To be frank, certain mistakes can spell certain doom for a grant submission and result in a “desk reject.” This term means a grant contained many errors and was not a serious contender for funding. To avoid this fate, read on and use these tips!
Starting too soon
This is a common mistake, but easily avoidable. It is rare for nonprofits to find much success in securing grants as soon as they are incorporated. GrantSpace encourages new nonprofits to first secure funding from board members, donors, and local community leaders, if possible. Once a nonprofit shows it is sustainable and has community backing, grantmakers are more likely to support it.
If your organization’s not ready for grant writing at this time, I can still help! I offer blogging and content development services to influence prospective and current donors.
Too much focus on why, not how
RFPs often ask nonprofits to define the problem they wish to solve. For example, many kids in your neighborhood do not attend college. Your organization wants to increase their access to educational opportunities. Being aware of your community’s problems indicates you have undertaken research. However, you must demonstrate how your organization will improve conditions. Otherwise, your request will not be funded.

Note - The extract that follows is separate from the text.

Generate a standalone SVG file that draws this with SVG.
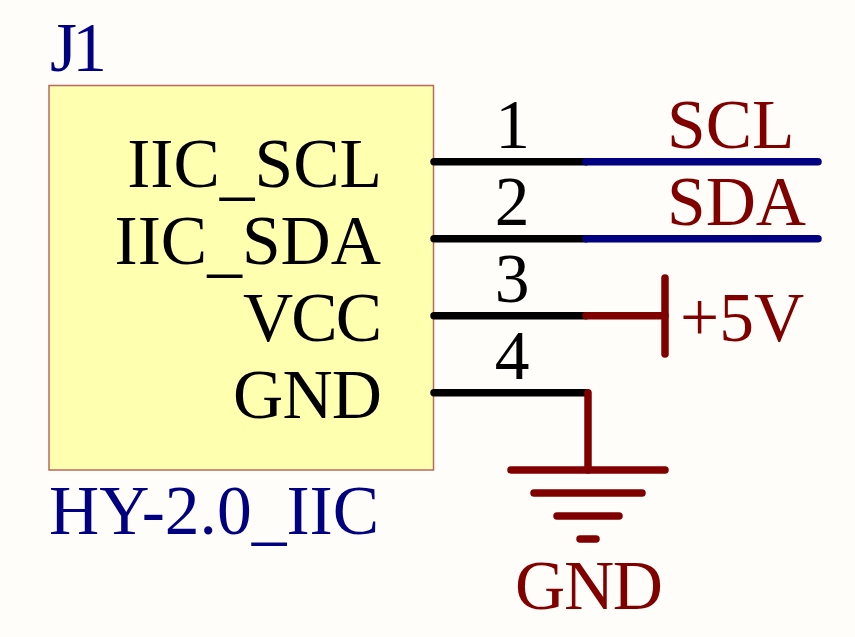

No unique selling point (USP).
This mistake occurs when nonprofits lack a for-profit business mindset. To follow up on my previous point, you have to offer more than a generic solution to a problem. Your program must stand out from the competition to gain funding.
Let’s continue with the example of an education-based nonprofit. A non-profit may “sell” their brand by recruiting former students from schools they serve as volunteers. They could also partner with a nearby university for program evaluation. These actions show strong community engagement.
Regular assessment and market analysis are keys to avoiding this mistake.
Lack of quantitative data
Without some quantitative data, how will you show your organization’s positive community impact?
Relying only on anecdotes and “feel good” stories is a major mistake. Grantmakers want tangible numbers that show positive change.
Failing to follow up
This is one of the biggest mistakes I see both nonprofits and municipalities make.
Trust me, I know–it’s a bummer when your request isn’t funded.
But the best thing to do is to ask why it didn’t.
Some program reps may just say, “It was a competitive year.”
But others will offer you a review, going over strengths and weaknesses of the application. This positions you in a better place for the next funding round. Grantmakers often remember what organizations made the extra effort, too.
Remember that each of these mistakes is entirely avoidable.
Following the guidelines I’ve proposed doesn’t guarantee funding, but they can certainly help you avoid the dreaded “desk reject.”